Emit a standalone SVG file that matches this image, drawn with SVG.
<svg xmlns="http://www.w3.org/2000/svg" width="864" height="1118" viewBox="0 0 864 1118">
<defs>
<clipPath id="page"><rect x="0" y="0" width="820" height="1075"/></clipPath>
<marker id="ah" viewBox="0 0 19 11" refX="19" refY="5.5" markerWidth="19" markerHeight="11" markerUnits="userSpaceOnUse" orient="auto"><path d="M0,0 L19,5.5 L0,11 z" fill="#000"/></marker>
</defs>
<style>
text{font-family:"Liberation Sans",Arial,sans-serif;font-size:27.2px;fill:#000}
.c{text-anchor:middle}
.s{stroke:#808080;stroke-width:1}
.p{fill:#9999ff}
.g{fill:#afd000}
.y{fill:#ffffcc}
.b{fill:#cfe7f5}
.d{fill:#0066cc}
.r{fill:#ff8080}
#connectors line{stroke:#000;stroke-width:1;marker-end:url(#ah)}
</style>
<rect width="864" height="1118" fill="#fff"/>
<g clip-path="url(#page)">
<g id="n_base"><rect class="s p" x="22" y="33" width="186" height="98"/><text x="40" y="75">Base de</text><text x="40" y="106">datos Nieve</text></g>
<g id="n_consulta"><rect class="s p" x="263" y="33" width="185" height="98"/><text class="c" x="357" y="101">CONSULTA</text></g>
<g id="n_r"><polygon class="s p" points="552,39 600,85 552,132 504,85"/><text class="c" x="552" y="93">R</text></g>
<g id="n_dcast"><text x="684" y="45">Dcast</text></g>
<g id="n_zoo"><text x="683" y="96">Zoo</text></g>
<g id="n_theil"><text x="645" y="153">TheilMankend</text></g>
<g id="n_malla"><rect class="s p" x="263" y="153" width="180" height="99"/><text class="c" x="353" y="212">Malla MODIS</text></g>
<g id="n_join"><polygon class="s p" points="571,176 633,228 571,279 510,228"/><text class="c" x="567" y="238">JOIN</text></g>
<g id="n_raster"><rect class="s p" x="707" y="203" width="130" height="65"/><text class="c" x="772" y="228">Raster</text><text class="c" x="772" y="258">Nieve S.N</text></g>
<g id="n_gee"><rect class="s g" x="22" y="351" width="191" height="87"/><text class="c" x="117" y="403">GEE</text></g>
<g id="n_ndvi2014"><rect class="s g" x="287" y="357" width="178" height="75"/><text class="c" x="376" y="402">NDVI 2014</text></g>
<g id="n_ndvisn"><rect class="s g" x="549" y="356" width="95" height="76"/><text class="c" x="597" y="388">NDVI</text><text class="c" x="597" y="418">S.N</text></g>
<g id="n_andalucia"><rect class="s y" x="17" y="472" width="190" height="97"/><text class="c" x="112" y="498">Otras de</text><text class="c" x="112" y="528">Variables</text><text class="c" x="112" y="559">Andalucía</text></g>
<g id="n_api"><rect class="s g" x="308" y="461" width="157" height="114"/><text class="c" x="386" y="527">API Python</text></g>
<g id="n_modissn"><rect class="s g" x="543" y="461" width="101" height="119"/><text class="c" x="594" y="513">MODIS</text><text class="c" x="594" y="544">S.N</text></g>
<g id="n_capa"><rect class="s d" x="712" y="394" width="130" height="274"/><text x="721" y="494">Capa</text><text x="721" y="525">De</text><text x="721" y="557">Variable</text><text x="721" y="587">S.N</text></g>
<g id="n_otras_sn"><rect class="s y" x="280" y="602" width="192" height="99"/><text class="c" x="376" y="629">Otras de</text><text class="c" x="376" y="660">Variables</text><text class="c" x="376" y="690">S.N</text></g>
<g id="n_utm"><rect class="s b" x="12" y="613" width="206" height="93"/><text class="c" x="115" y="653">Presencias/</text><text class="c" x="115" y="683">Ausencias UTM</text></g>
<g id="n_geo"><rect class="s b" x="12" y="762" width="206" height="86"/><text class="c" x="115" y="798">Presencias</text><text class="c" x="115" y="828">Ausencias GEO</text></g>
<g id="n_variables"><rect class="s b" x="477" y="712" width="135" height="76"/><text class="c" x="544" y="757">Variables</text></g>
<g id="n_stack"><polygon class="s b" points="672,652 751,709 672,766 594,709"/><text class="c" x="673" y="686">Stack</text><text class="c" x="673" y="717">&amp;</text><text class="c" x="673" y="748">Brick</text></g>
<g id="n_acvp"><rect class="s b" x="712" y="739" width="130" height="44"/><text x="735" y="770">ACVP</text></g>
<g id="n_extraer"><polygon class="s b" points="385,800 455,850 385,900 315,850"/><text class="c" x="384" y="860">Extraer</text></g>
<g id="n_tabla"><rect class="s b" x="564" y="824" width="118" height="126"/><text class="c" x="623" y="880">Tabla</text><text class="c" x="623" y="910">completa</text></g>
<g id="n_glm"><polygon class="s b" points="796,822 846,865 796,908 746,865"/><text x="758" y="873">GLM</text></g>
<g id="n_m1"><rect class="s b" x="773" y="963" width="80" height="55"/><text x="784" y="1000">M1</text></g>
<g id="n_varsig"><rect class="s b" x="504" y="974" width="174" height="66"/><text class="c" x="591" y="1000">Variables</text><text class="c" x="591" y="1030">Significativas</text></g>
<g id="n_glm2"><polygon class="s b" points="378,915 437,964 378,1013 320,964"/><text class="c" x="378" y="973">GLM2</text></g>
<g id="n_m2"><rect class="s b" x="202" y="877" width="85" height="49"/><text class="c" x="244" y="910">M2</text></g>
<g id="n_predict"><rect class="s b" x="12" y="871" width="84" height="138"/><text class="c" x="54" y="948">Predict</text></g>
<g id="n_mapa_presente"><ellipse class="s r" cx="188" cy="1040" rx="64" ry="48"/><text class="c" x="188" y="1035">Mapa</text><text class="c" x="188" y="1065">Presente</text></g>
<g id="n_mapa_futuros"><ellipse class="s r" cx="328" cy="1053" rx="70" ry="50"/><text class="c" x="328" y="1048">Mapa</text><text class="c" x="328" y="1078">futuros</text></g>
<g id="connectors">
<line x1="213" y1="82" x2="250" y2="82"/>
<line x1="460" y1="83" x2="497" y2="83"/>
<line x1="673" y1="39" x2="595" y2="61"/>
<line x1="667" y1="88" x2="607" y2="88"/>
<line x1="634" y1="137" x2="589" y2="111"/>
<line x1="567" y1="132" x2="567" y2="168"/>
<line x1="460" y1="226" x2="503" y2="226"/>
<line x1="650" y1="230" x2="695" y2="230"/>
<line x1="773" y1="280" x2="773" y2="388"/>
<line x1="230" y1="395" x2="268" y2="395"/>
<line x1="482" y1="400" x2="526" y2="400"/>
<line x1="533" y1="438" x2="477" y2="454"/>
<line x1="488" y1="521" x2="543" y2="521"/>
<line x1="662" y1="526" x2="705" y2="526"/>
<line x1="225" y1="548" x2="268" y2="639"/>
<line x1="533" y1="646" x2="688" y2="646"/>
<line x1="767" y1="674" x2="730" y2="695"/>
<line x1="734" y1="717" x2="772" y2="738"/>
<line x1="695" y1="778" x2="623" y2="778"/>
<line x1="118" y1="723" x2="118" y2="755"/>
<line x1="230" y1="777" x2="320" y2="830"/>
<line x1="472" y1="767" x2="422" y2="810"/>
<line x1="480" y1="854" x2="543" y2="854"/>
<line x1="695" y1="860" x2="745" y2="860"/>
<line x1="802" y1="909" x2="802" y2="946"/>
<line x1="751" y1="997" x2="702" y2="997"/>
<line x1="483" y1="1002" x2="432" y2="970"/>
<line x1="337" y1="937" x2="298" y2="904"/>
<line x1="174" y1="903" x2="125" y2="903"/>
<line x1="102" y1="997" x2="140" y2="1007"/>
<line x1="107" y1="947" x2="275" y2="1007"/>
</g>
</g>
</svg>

**********

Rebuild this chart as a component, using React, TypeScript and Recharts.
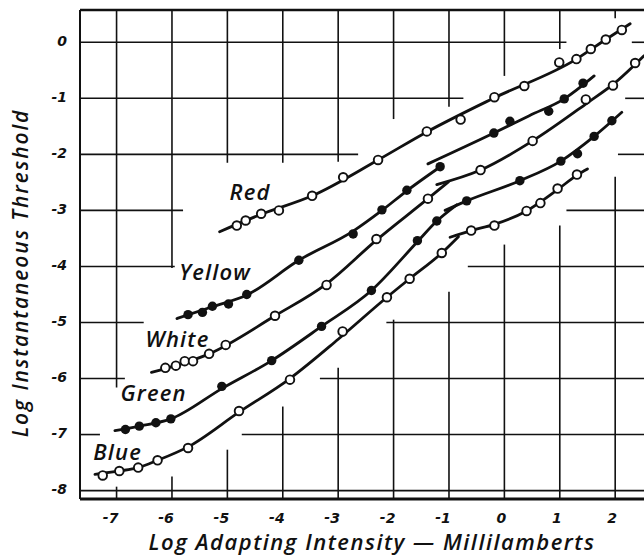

**********

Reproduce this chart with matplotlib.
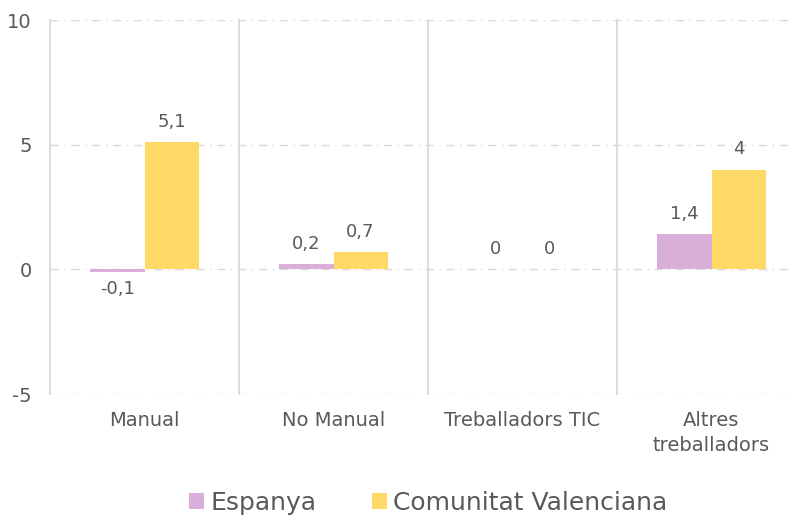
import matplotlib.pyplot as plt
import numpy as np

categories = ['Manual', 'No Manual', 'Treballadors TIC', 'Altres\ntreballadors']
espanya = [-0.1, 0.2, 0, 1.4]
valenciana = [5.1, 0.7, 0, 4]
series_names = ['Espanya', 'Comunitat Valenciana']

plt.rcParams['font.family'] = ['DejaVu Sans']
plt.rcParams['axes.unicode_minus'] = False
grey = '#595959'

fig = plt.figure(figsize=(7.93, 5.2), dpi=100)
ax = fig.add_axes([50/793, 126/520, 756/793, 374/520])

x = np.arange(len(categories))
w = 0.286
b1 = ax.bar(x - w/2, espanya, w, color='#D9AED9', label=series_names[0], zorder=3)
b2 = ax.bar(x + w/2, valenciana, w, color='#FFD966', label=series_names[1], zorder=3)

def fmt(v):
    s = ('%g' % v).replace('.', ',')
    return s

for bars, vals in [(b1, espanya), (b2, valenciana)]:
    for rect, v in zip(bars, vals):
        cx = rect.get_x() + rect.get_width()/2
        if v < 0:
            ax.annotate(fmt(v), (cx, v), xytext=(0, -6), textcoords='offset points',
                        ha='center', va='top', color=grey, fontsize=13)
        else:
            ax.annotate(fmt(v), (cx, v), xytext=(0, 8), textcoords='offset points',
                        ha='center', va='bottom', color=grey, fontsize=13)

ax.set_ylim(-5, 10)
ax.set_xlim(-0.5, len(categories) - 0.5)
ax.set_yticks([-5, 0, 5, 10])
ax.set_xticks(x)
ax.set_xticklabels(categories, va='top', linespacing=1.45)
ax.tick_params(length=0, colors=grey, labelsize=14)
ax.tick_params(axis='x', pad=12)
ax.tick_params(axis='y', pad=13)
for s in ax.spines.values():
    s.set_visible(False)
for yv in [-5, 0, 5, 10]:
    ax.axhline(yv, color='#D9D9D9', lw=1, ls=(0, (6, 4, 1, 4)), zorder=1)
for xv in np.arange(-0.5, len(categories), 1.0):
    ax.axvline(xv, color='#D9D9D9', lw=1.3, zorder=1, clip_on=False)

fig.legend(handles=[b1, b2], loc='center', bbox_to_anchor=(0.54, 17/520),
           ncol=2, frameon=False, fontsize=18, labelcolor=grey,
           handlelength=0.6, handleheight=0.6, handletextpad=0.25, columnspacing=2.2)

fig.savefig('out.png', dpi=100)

**********

## Exercise instructions:
What is the number of lines above that hold the string "chart"? Answer with that number alone.

## Exercise output:
2